Although I usually have a good idea of what those responses will be, getting the information makes reporting performance data more representative.

Normally, when it appears that a dividend paying stock is likely to be assigned early, I accept that fact and look forward to getting my money back and then redeploying it somewhere else. I especially like those early assignments to come either ealy in the week or at a point that I can reinvest in something that has an option contract a little more than a week off. In that way I can get more premium.

On some occasions, and they don’t happen very often, it may make sense to try and stave off early assignment by rolling over contracts to a forward date.

Yesterday was one of those cases.

For those that had the Bristol Myers Squibb April 4, 2014 $50.50 contract, if assigned early and not receiving premium, you would have achieved approximately a 1.6% ROI for 7 days of holding.

However, in what may have been an anomaly of premium pricing or more likely related to the low volatility that makes in the money contracts relatively inexpensive,  there was a 0.4% boost to ROI to be gained by rolling the shares over to the next week. Add to the the greater likelihood of retaining the dividend and that ROI boost went up to 1.1%.

It was one of those rare win-win situations.

In this case, the stock was on the losing end of concerns regarding the bio-tech sector the previous week and had gone down quite a bit.

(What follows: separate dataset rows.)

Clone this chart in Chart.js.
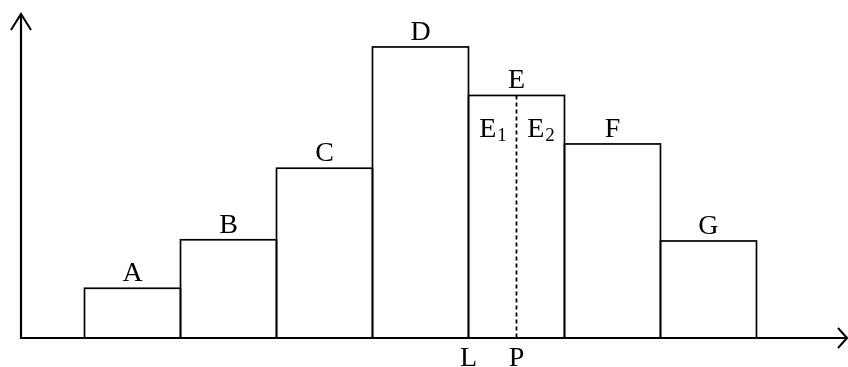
<!DOCTYPE html>
<html>
<head>
<meta charset="utf-8">
<script src="https://cdn.jsdelivr.net/npm/chart.js@4/dist/chart.umd.min.js"></script>
<style>
  html, body { margin: 0; padding: 0; background: #fff; }
  canvas { display: block; }
</style>
</head>
<body>
<canvas id="c" width="848" height="367"></canvas>
<script>
// ---- data ----
const categories = ['A', 'B', 'C', 'D', 'E', 'F', 'G'];
const values = [2.05, 4.05, 7, 12, 10, 8, 4];
const positions = [1, 2, 3, 4, 5, 6, 7];
const axisMarks = ['L', 'P'];
const axisMarkPositions = [4.5, 5];
const splitLabels = ['1', '2'];          // subscripts of E
const splitLabelPositions = [4.75, 5.25];
const splitLabelLevel = 8.3;
const xMin = -0.1615, xMax = 8.443;
const yMin = 0, yMax = 13.4;

const FONT = '"Liberation Serif", "Times New Roman", serif';

const drawPlugin = {
  id: 'drawPlugin',
  afterDatasetsDraw(chart) {
    const ctx = chart.ctx;
    const xs = chart.scales.x, ys = chart.scales.y;
    const meta = chart.getDatasetMeta(0);
    ctx.save();
    // bar outlines
    ctx.strokeStyle = '#000';
    ctx.lineWidth = 1.7;
    ctx.lineJoin = 'miter';
    meta.data.forEach(el => {
      const p = el.getProps(['x', 'y', 'base', 'width'], true);
      ctx.strokeRect(p.x - p.width / 2, p.y, p.width, p.base - p.y);
    });
    // dashed line at P
    const px = xs.getPixelForValue(axisMarkPositions[1]);
    ctx.setLineDash([4, 3]);
    ctx.lineWidth = 1.8;
    ctx.beginPath();
    ctx.moveTo(px, ys.getPixelForValue(values[4]));
    ctx.lineTo(px, ys.getPixelForValue(0));
    ctx.stroke();
    ctx.setLineDash([]);

    // axes
    const left = chart.chartArea.left, right = chart.chartArea.right;
    const top = chart.chartArea.top, bottom = ys.getPixelForValue(0);
    ctx.lineWidth = 2.2;
    ctx.lineCap = 'butt';
    ctx.beginPath();
    ctx.moveTo(left, bottom + 1);
    ctx.lineTo(left, top + 1);
    ctx.moveTo(left - 1, bottom);
    ctx.lineTo(right, bottom);
    ctx.stroke();
    // arrow heads
    ctx.lineWidth = 2;
    ctx.beginPath();
    ctx.moveTo(left - 10, top + 17);
    ctx.lineTo(left, top + 1);
    ctx.lineTo(left + 10, top + 17);
    ctx.moveTo(right - 9, bottom - 10);
    ctx.lineTo(right, bottom);
    ctx.lineTo(right - 9, bottom + 10);
    ctx.stroke();

    // labels above bars
    ctx.fillStyle = '#000';
    ctx.font = '28px ' + FONT;
    ctx.textAlign = 'center';
    ctx.textBaseline = 'alphabetic';
    meta.data.forEach((el, i) => {
      const p = el.getProps(['x', 'y'], true);
      ctx.fillText(categories[i], p.x, p.y - 7);
    });

    // E1, E2
    splitLabels.forEach((s, i) => {
      const cx = xs.getPixelForValue(splitLabelPositions[i]);
      const by = ys.getPixelForValue(splitLabelLevel);
      ctx.font = '28px ' + FONT;
      const wE = ctx.measureText(categories[4]).width;
      ctx.font = '19px ' + FONT;
      const wS = ctx.measureText(s).width;
      const x0 = cx - (wE + wS) / 2;
      ctx.textAlign = 'left';
      ctx.font = '28px ' + FONT;
      ctx.fillText(categories[4], x0, by);
      ctx.font = '19px ' + FONT;
      ctx.fillText(s, x0 + wE + 1, by + 4);
    });

    // L, P below axis
    ctx.font = '28px ' + FONT;
    ctx.textAlign = 'center';
    axisMarks.forEach((m, i) => {
      ctx.fillText(m, xs.getPixelForValue(axisMarkPositions[i]), bottom + 28);
    });
    ctx.restore();
  }
};

new Chart(document.getElementById('c'), {
  type: 'bar',
  data: {
    datasets: [{
      data: positions.map((x, i) => ({ x: x, y: values[i] })),
      backgroundColor: '#ffffff',
      borderWidth: 0,
      barPercentage: 1,
      categoryPercentage: 1
    }]
  },
  options: {
    responsive: false,
    devicePixelRatio: 1,
    animation: false,
    layout: { padding: { left: 21, right: 1, top: 13, bottom: 29 } },
    scales: {
      x: { type: 'linear', min: xMin, max: xMax, display: false, offset: false,
           grid: { offset: false },
           ticks: { stepSize: 1, includeBounds: false } },
      y: { min: yMin, max: yMax, display: false }
    },
    plugins: { legend: { display: false }, tooltip: { enabled: false } }
  },
  plugins: [drawPlugin]
});
</script>
</body>
</html>
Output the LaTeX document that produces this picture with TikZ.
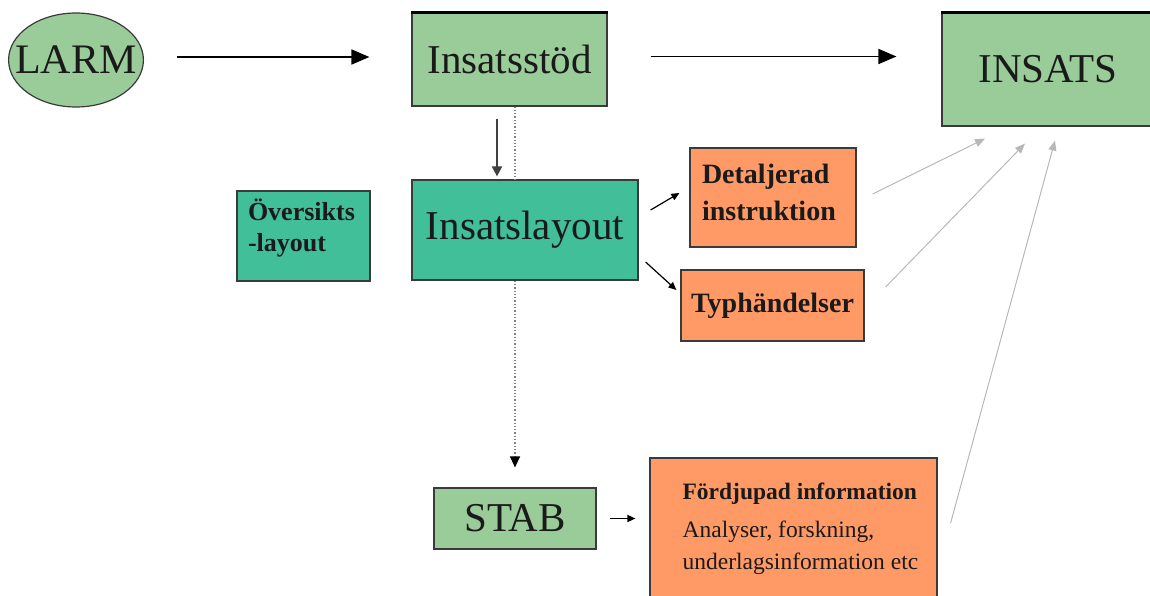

In the event of not rolloing over shares, the ROI would be 1.6%.

If rolling over and still assigned early, the ROI would have been 2.0%, for the same 7 days of holding. However, if not assigned early the ROI would be 2.7% for 10 days.

Better yet, with a strike price of $50.50, there was about a 3% cushion between the share price, which closed at $51.86 and the strike level , meaning that there would be a reasonably good chance of assignment and getting your money back to re-invest elsewhere or to add to a cash reserve.

On the radar scope for possibly the same approach is The Gap (GPS) which goes ex-dividend on Monday. For those that bought shares, if assigned early, you will have received a full two weeks of premium, but you will get your cash back Monday morning for re-investment after pocketing a 1.5% ROI for 5 days of holding. However, as its shares are trading above the strike price we will look at the approach.

Or maybe just be satisfied with the 1.5%. Either way works for me.